Film après film, Pixar explore et émerveille. Le 24ème long-métrage du studio californien s’empare d’un été italien, à travers lequel Luca, un jeune monstre marin anthropomorphe cherche à trouver sa place. Un film en forme d’appel à l’aventure estival, dont on regrette qu’il ne soit pas arrivé jusqu’aux salles obscures.
Au cinéma ou sur un écran de treize pouces, l’une des valeurs sûres d’un Pixar reste la qualité toujours croissante de l’animation. Sa qualité, sa précision et en un sens, sa cohérence film après film : l’identité visuelle du studio est immédiatement reconnaissable. Luca brille à la fois par le sens du détail dans la composition des scènes et par ses plans larges. Autant de tableaux sublimes. On les confondrait presque avec des décors réels s’ils n’étaient pas habités par ces jeunes gens aux grand yeux, bouilles rondes et cheveux ébouriffés, qui ne semblent pas grandir [alors que nous… si].
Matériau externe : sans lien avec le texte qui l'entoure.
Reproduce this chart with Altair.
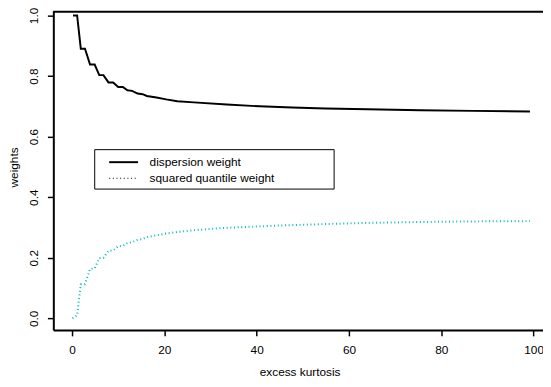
import altair as alt
import pandas as pd

# ---- data ----
disp_x = [0.2, 1.1, 1.9, 2.8, 3.9, 4.9, 5.9, 6.8, 7.9, 8.9, 10.0, 11.0, 12.0, 13.0,
          14.2, 15.3, 16.2, 18.3, 20.4, 22.8, 26.4, 33.5, 40.6, 47.7, 54.9, 64.0,
          75.5, 86.9, 99.2]
disp_y = [1.000, 1.000, 0.890, 0.890, 0.838, 0.838, 0.803, 0.803, 0.779, 0.779,
          0.764, 0.764, 0.753, 0.751, 0.742, 0.740, 0.734, 0.729, 0.723, 0.717,
          0.713, 0.706, 0.700, 0.696, 0.693, 0.690, 0.687, 0.685, 0.683]

quant_x = [0.1, 1.1, 1.9, 2.8, 3.9, 4.9, 5.9, 6.8, 7.9, 8.9, 10.0, 11.0, 12.0, 13.0,
           14.2, 15.3, 16.2, 18.3, 20.4, 22.8, 26.4, 33.5, 44.2, 54.2, 64.0, 75.5,
           86.9, 99.2]
quant_y = [0.000, 0.010, 0.112, 0.113, 0.163, 0.165, 0.199, 0.200, 0.223, 0.224,
           0.238, 0.239, 0.249, 0.251, 0.259, 0.262, 0.268, 0.274, 0.280, 0.285,
           0.291, 0.299, 0.306, 0.311, 0.315, 0.318, 0.320, 0.321]

x_ticks = [0, 20, 40, 60, 80, 100]
y_ticks = [0.0, 0.2, 0.4, 0.6, 0.8, 1.0]
legend_labels = ["dispersion weight", "squared quantile weight"]

# ---- layout / style ----
W, H = 497, 324
XDOM = [-4.056, 102.03]
YDOM = [-0.0384, 1.0156]
FONT = "Liberation Sans"
CYAN = "#00BBBB"

disp = pd.DataFrame({"x": disp_x, "y": disp_y})
quant = pd.DataFrame({"x": quant_x, "y": quant_y})

xs = alt.Scale(domain=XDOM, nice=False, zero=False)
ys = alt.Scale(domain=YDOM, nice=False, zero=False)

x_axis = alt.Axis(values=x_ticks, title="excess kurtosis", grid=False,
                  domainColor="black", domainWidth=2, tickColor="black",
                  tickWidth=1.5, tickSize=6, labelFont=FONT, labelFontSize=12,
                  labelColor="black", labelPadding=9, labelFlush=False,
                  labelOverlap=False, titleFont=FONT, titleFontSize=12,
                  titleFontWeight="normal", titleColor="black", titleX=250,
                  titleY=46, titleBaseline="alphabetic", titleAlign="center")
y_axis = alt.Axis(values=y_ticks, format=".1f", title="weights", grid=False,
                  domainColor="black", domainWidth=2, tickColor="black",
                  tickWidth=1.5, tickSize=6, labelFont=FONT, labelFontSize=12,
                  labelColor="black", labelAngle=270, labelAlign="center",
                  labelBaseline="alphabetic", labelPadding=10.5, labelFlush=False,
                  labelOverlap=False, titleFont=FONT, titleFontSize=12,
                  titleFontWeight="normal", titleColor="black", titleAngle=270,
                  titleX=-36, titleY=158.5, titleBaseline="alphabetic",
                  titleAlign="center")

x_enc = alt.X("x:Q", scale=xs, axis=x_axis)
y_enc = alt.Y("y:Q", scale=ys, axis=y_axis)

line_disp = alt.Chart(disp).mark_line(color="black", strokeWidth=2).encode(
    x=x_enc, y=y_enc)
line_quant = alt.Chart(quant).mark_line(
    color=CYAN, strokeWidth=2, strokeDash=[1, 2.7]).encode(x=x_enc, y=y_enc)

one = alt.Data(values=[{"a": 1}])

top_border = alt.Chart(one).mark_rule(color="black", strokeWidth=2).encode(
    x=alt.value(0), x2=alt.value(W), y=alt.value(1))

leg_box = alt.Chart(one).mark_rect(fill="white", stroke="black", strokeWidth=1).encode(
    x=alt.value(42), x2=alt.value(285), y=alt.value(141), y2=alt.value(181))
leg_line1 = alt.Chart(one).mark_rule(color="black", strokeWidth=2).encode(
    x=alt.value(56.7), x2=alt.value(86), y=alt.value(153.7))
leg_line2 = alt.Chart(one).mark_rule(color="black", strokeWidth=1.2,
                                     strokeDash=[1, 2.7]).encode(
    x=alt.value(56.7), x2=alt.value(86), y=alt.value(170))
leg_text1 = alt.Chart(one).mark_text(font=FONT, fontSize=12, color="black",
                                     align="left", baseline="middle").encode(
    x=alt.value(97.7), y=alt.value(153.7), text=alt.value(legend_labels[0]))
leg_text2 = alt.Chart(one).mark_text(font=FONT, fontSize=12, color="black",
                                     align="left", baseline="middle").encode(
    x=alt.value(97.7), y=alt.value(170), text=alt.value(legend_labels[1]))

chart = alt.layer(
    line_disp, line_quant, top_border,
    leg_box, leg_line1, leg_line2, leg_text1, leg_text2
).properties(
    width=W, height=H,
    padding={"left": 46, "top": 0, "right": 0, "bottom": 47},
    autosize=alt.AutoSizeParams(type="none"),
    background="white",
).configure_view(stroke=None)

chart.save("out.html", embed_options={"renderer": "svg", "actions": False})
De Nemo à Coco, les « Pixars » racontent des départs à l’aventure – accidentels ou non – fondateurs et émancipateurs. Ici, Enrico Casarosa observe celui de Luca, qui s’évade du périmètre imposé par ses parents pour sa sécurité… ou leur tranquillité. Dans leur famille de monstres marins anthropomorphes, on ne s’aventure pas chez les humains. Quoique, il semblerait que la grand-mère de Luca ait des choses à raconter à ce sujet. Qu’à cela ne tienne, Luca fait juste après ce rappel à la règle la rencontre d’Alberto, habitué à explorer la surface. Il l’entraîne à ses côtés, sur la petite île qui lui sert de royaume.
Interdire ou comment susciter l’envie de transgresser
Chacun des films Pixar peut se faire avertissement méta aux parents qui accompagnent leur progéniture au cinéma un dimanche matin. On vous l’a dit et on vous le redira tant que nécessaire, poser des barrières et interdire, c’est la meilleure manière de susciter l’envie de transgresser.
Le scénario de Luca est épuré ; le film est le plus court des studios depuis Toy Story, leur premier long. Luca cherche sa liberté en dehors du giron parental, en dehors de l’océan. Quelque part entre Ponyo sur la falaise et La Forme de l’eau, le contact avec l’air donne justement forme humaine à ceux de son espèce. La couverture est idéale et il s’agit simplement de ne pas être mouillé, mais une goutte d’eau peut révéler quelques écailles. Et dans un port, les occasions de se retrouver trempé sont nombreuses.
Luca et Alberto sont d’abord fascinés par une Vespa, qui devient un enjeu avant que le film n’aille plus loin et se penche à nouveau sur les relations humaines. Les garçons rencontrent Giulia et le duo devient trio. Une course annuelle qui doit leur permettre de remporter la Vespa pour les garçons et l’estime des habitants du village pour Giulia devient l’occasion d’explorer sensibilités et aspirations de chacun.
Un ‘coming of age movie’ ultra référencé
Le réalisateur est animé par la volonté de partager ses souvenirs d’enfance et l’apparente simplicité du film lui permet de mettre en place un univers aussi original que chatoyant. Luca ne se déroule pas dans la ville italienne éponyme mais à Portorosso, un village de pêcheurs inspiré de Monterosso, l’une des communes des Cinque Terre. On y croise un papa taciturne et moustachu, un caïd aussi crâneur que ridicule, des splendeurs oubliées de la variété italienne (Rita Pavone, inattendue) et des affiches de classiques du cinéma italien, qui tapissent discrètement les murs de la ville… Mais également le temps d’un plan fugace, une photo de Marcello Mastroianni. C’est d’ailleurs sa fille Chiara qui double la mère de Luca dans la version française…
En toute simplicité (bien qu’à l’aide de quelques accents italiens appuyés…) Luca nous rappelle que grandir, c’est nécessairement laisser quelques écailles derrière soi.